*Task brief*.
Each line of the material must be repeated precisely, with the pictures left out.

= = =

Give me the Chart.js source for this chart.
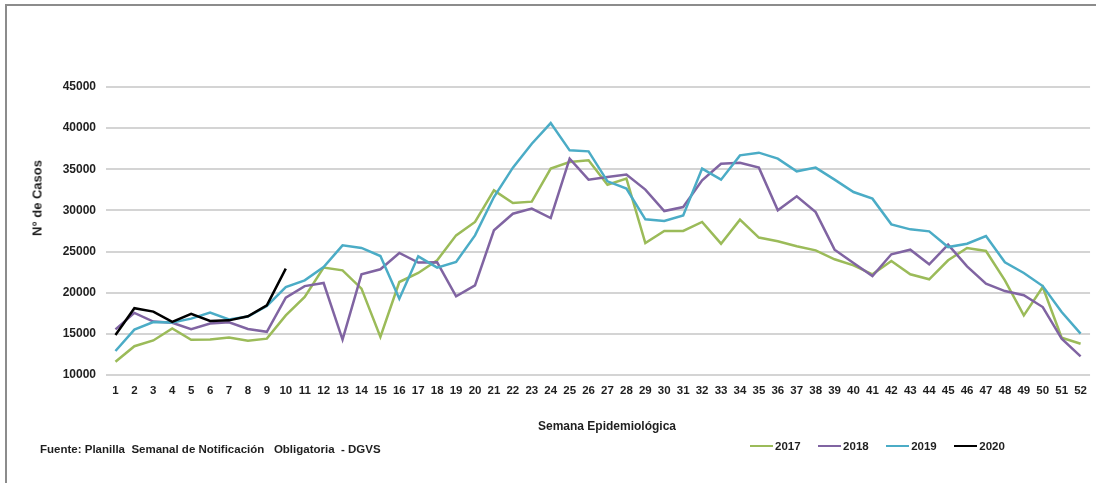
<!DOCTYPE html>
<html>
<head>
<meta charset="utf-8">
<script src="https://cdn.jsdelivr.net/npm/chart.js@4/dist/chart.umd.min.js"></script>
<style>
    body { margin: 0; width: 1096px; height: 483px; overflow: hidden; position: relative; background: #fff;
           font-family: 'Liberation Sans', Arial, sans-serif; font-weight: bold; color: #1f1f1f; }
    .frame { position: absolute; left: 5px; top: 4px; width: 1200px; height: 600px; border: 2px solid #8c8c8c; }
    #chart { position: absolute; left: 0; top: 0; }
    .txt { position: absolute; white-space: pre; }
    #y-title { left: 37px; top: 198px; font-size: 13px; transform: translate(-50%, -50%) rotate(-90deg); }
    #x-title { left: 607px; top: 426px; font-size: 12px; transform: translate(-50%, -50%); }
    #source { left: 40px; top: 449px; font-size: 11.5px; transform: translateY(-50%); }
    #legend { position: absolute; left: 750px; top: 446px; transform: translateY(-50%); display: flex; font-size: 11.5px; }
    .item { display: flex; align-items: center; margin-right: 17.5px; }
    .item span.line { display: inline-block; width: 23px; height: 2.5px; margin-right: 2px; }
</style>
</head>
<body>
<div class="frame"></div>
<canvas id="chart" width="1096" height="483"></canvas>
<div class="txt" id="y-title">N° de Casos</div>
<div class="txt" id="x-title">Semana Epidemiológica</div>
<div class="txt" id="source">Fuente: Planilla  Semanal de Notificación   Obligatoria  - DGVS</div>
<div id="legend"></div>

<script>
const weeks = ["1", "2", "3", "4", "5", "6", "7", "8", "9", "10", "11", "12", "13",
               "14", "15", "16", "17", "18", "19", "20", "21", "22", "23", "24", "25", "26",
               "27", "28", "29", "30", "31", "32", "33", "34", "35", "36", "37", "38", "39",
               "40", "41", "42", "43", "44", "45", "46", "47", "48", "49", "50", "51", "52"];

const cases2017 = [11600, 13500, 14200, 15650, 14280, 14300, 14550, 14150, 14420, 17250,
                   19480, 23050, 22720, 20500, 14620, 21300, 22400, 23940, 26970, 28600,
                   32440, 30900, 31070, 35080, 35880, 36090, 33130, 33860, 26040, 27500,
                   27500, 28600, 25960, 28880, 26700, 26250, 25640, 25150, 24060, 23330,
                   22240, 23860, 22240, 21630, 23940, 25440, 25070, 21500, 17250, 20690,
                   14540, 13800];

const cases2018 = [15550, 17550, 16500, 16350, 15580, 16250, 16400, 15600, 15250, 19400,
                   20800, 21180, 14300, 22240, 22850, 24830, 23660, 23700, 19560, 20900,
                   27580, 29600, 30220, 29080, 36290, 33740, 34060, 34350, 32530, 29930,
                   30410, 33650, 35680, 35800, 35200, 30010, 31710, 29800, 25230, 23610,
                   22030, 24670, 25230, 23450, 25850, 23210, 21100, 20200, 19690, 18260,
                   14420, 12270];

const cases2019 = [12920, 15520, 16440, 16380, 16850, 17580, 16750, 17100, 18400, 20690,
                   21500, 23120, 25760, 25440, 24460, 19280, 24420, 23050, 23730, 26970,
                   31630, 35200, 38110, 40620, 37300, 37180, 33540, 32650, 28920, 28710,
                   29400, 35080, 33740, 36690, 37020, 36290, 34750, 35200, 33740, 32240,
                   31430, 28310, 27700, 27460, 25550, 25960, 26890, 23690, 22400, 20810,
                   17660, 15030];

const cases2020 = [14850, 18120, 17700, 16450, 17420, 16560, 16640, 17130, 18470, 22930];

const yTicks = [10000, 15000, 20000, 25000, 30000, 35000, 40000, 45000];

const gridColor = '#d4d4d4';
const textColor = '#1f1f1f';

const series = [
    { label: '2017', data: cases2017, color: '#9bbb59', order: 3 },
    { label: '2018', data: cases2018, color: '#8064a2', order: 2 },
    { label: '2019', data: cases2019, color: '#4bacc6', order: 1 },
    { label: '2020', data: cases2020, color: '#000000', order: 0 }
];

new Chart(document.getElementById('chart'), {
    type: 'line',
    data: {
        labels: weeks,
        datasets: series.map(s => ({
            label: s.label,
            data: s.data,
            borderColor: s.color,
            backgroundColor: s.color,
            borderWidth: 2.5,
            pointRadius: 0,
            tension: 0,
            order: s.order
        }))
    },
    options: {
        responsive: false,
        animation: false,
        devicePixelRatio: 1,
        layout: {
            padding: { top: 87, right: 1, left: 0, bottom: 0 }
        },
        plugins: {
            legend: { display: false },
            tooltip: { enabled: false }
        },
        scales: {
            x: {
                offset: true,
                grid: { display: false, drawTicks: false },
                border: { display: false },
                ticks: {
                    color: textColor,
                    padding: 9,
                    maxRotation: 0,
                    autoSkip: false,
                    font: { family: 'Liberation Sans', size: 11.5, weight: 'bold' }
                },
                afterFit: (scale) => { scale.height = 108; }
            },
            y: {
                min: yTicks[0],
                max: yTicks[yTicks.length - 1],
                afterBuildTicks: (scale) => { scale.ticks = yTicks.map(v => ({ value: v })); },
                grid: { color: gridColor, lineWidth: 2, drawTicks: false },
                border: { display: false },
                ticks: {
                    color: textColor,
                    padding: 10,
                    callback: (value) => String(value),
                    font: { family: 'Liberation Sans', size: 12, weight: 'bold' }
                },
                afterFit: (scale) => { scale.width = 106; }
            }
        }
    }
});

let legend = document.getElementById('legend');
series.forEach(s => {
    let item = document.createElement('div');
    item.className = 'item';
    item.innerHTML = `<span class="line" style="background:${s.color}"></span>${s.label}`;
    legend.appendChild(item);
});
</script>
</body>
</html>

= = =

*Answer to this task*.
Give me the Chart.js source for this chart.
<!DOCTYPE html>
<html>
<head>
<meta charset="utf-8">
<script src="https://cdn.jsdelivr.net/npm/chart.js@4/dist/chart.umd.min.js"></script>
<style>
    body { margin: 0; width: 1096px; height: 483px; overflow: hidden; position: relative; background: #fff;
           font-family: 'Liberation Sans', Arial, sans-serif; font-weight: bold; color: #1f1f1f; }
    .frame { position: absolute; left: 5px; top: 4px; width: 1200px; height: 600px; border: 2px solid #8c8c8c; }
    #chart { position: absolute; left: 0; top: 0; }
    .txt { position: absolute; white-space: pre; }
    #y-title { left: 37px; top: 198px; font-size: 13px; transform: translate(-50%, -50%) rotate(-90deg); }
    #x-title { left: 607px; top: 426px; font-size: 12px; transform: translate(-50%, -50%); }
    #source { left: 40px; top: 449px; font-size: 11.5px; transform: translateY(-50%); }
    #legend { position: absolute; left: 750px; top: 446px; transform: translateY(-50%); display: flex; font-size: 11.5px; }
    .item { display: flex; align-items: center; margin-right: 17.5px; }
    .item span.line { display: inline-block; width: 23px; height: 2.5px; margin-right: 2px; }
</style>
</head>
<body>
<div class="frame"></div>
<canvas id="chart" width="1096" height="483"></canvas>
<div class="txt" id="y-title">N° de Casos</div>
<div class="txt" id="x-title">Semana Epidemiológica</div>
<div class="txt" id="source">Fuente: Planilla  Semanal de Notificación   Obligatoria  - DGVS</div>
<div id="legend"></div>

<script>
const weeks = ["1", "2", "3", "4", "5", "6", "7", "8", "9", "10", "11", "12", "13",
               "14", "15", "16", "17", "18", "19", "20", "21", "22", "23", "24", "25", "26",
               "27", "28", "29", "30", "31", "32", "33", "34", "35", "36", "37", "38", "39",
               "40", "41", "42", "43", "44", "45", "46", "47", "48", "49", "50", "51", "52"];

const cases2017 = [11600, 13500, 14200, 15650, 14280, 14300, 14550, 14150, 14420, 17250,
                   19480, 23050, 22720, 20500, 14620, 21300, 22400, 23940, 26970, 28600,
                   32440, 30900, 31070, 35080, 35880, 36090, 33130, 33860, 26040, 27500,
                   27500, 28600, 25960, 28880, 26700, 26250, 25640, 25150, 24060, 23330,
                   22240, 23860, 22240, 21630, 23940, 25440, 25070, 21500, 17250, 20690,
                   14540, 13800];

const cases2018 = [15550, 17550, 16500, 16350, 15580, 16250, 16400, 15600, 15250, 19400,
                   20800, 21180, 14300, 22240, 22850, 24830, 23660, 23700, 19560, 20900,
                   27580, 29600, 30220, 29080, 36290, 33740, 34060, 34350, 32530, 29930,
                   30410, 33650, 35680, 35800, 35200, 30010, 31710, 29800, 25230, 23610,
                   22030, 24670, 25230, 23450, 25850, 23210, 21100, 20200, 19690, 18260,
                   14420, 12270];

const cases2019 = [12920, 15520, 16440, 16380, 16850, 17580, 16750, 17100, 18400, 20690,
                   21500, 23120, 25760, 25440, 24460, 19280, 24420, 23050, 23730, 26970,
                   31630, 35200, 38110, 40620, 37300, 37180, 33540, 32650, 28920, 28710,
                   29400, 35080, 33740, 36690, 37020, 36290, 34750, 35200, 33740, 32240,
                   31430, 28310, 27700, 27460, 25550, 25960, 26890, 23690, 22400, 20810,
                   17660, 15030];

const cases2020 = [14850, 18120, 17700, 16450, 17420, 16560, 16640, 17130, 18470, 22930];

const yTicks = [10000, 15000, 20000, 25000, 30000, 35000, 40000, 45000];

const gridColor = '#d4d4d4';
const textColor = '#1f1f1f';

const series = [
    { label: '2017', data: cases2017, color: '#9bbb59', order: 3 },
    { label: '2018', data: cases2018, color: '#8064a2', order: 2 },
    { label: '2019', data: cases2019, color: '#4bacc6', order: 1 },
    { label: '2020', data: cases2020, color: '#000000', order: 0 }
];

new Chart(document.getElementById('chart'), {
    type: 'line',
    data: {
        labels: weeks,
        datasets: series.map(s => ({
            label: s.label,
            data: s.data,
            borderColor: s.color,
            backgroundColor: s.color,
            borderWidth: 2.5,
            pointRadius: 0,
            tension: 0,
            order: s.order
        }))
    },
    options: {
        responsive: false,
        animation: false,
        devicePixelRatio: 1,
        layout: {
            padding: { top: 87, right: 1, left: 0, bottom: 0 }
        },
        plugins: {
            legend: { display: false },
            tooltip: { enabled: false }
        },
        scales: {
            x: {
                offset: true,
                grid: { display: false, drawTicks: false },
                border: { display: false },
                ticks: {
                    color: textColor,
                    padding: 9,
                    maxRotation: 0,
                    autoSkip: false,
                    font: { family: 'Liberation Sans', size: 11.5, weight: 'bold' }
                },
                afterFit: (scale) => { scale.height = 108; }
            },
            y: {
                min: yTicks[0],
                max: yTicks[yTicks.length - 1],
                afterBuildTicks: (scale) => { scale.ticks = yTicks.map(v => ({ value: v })); },
                grid: { color: gridColor, lineWidth: 2, drawTicks: false },
                border: { display: false },
                ticks: {
                    color: textColor,
                    padding: 10,
                    callback: (value) => String(value),
                    font: { family: 'Liberation Sans', size: 12, weight: 'bold' }
                },
                afterFit: (scale) => { scale.width = 106; }
            }
        }
    }
});

let legend = document.getElementById('legend');
series.forEach(s => {
    let item = document.createElement('div');
    item.className = 'item';
    item.innerHTML = `<span class="line" style="background:${s.color}"></span>${s.label}`;
    legend.appendChild(item);
});
</script>
</body>
</html>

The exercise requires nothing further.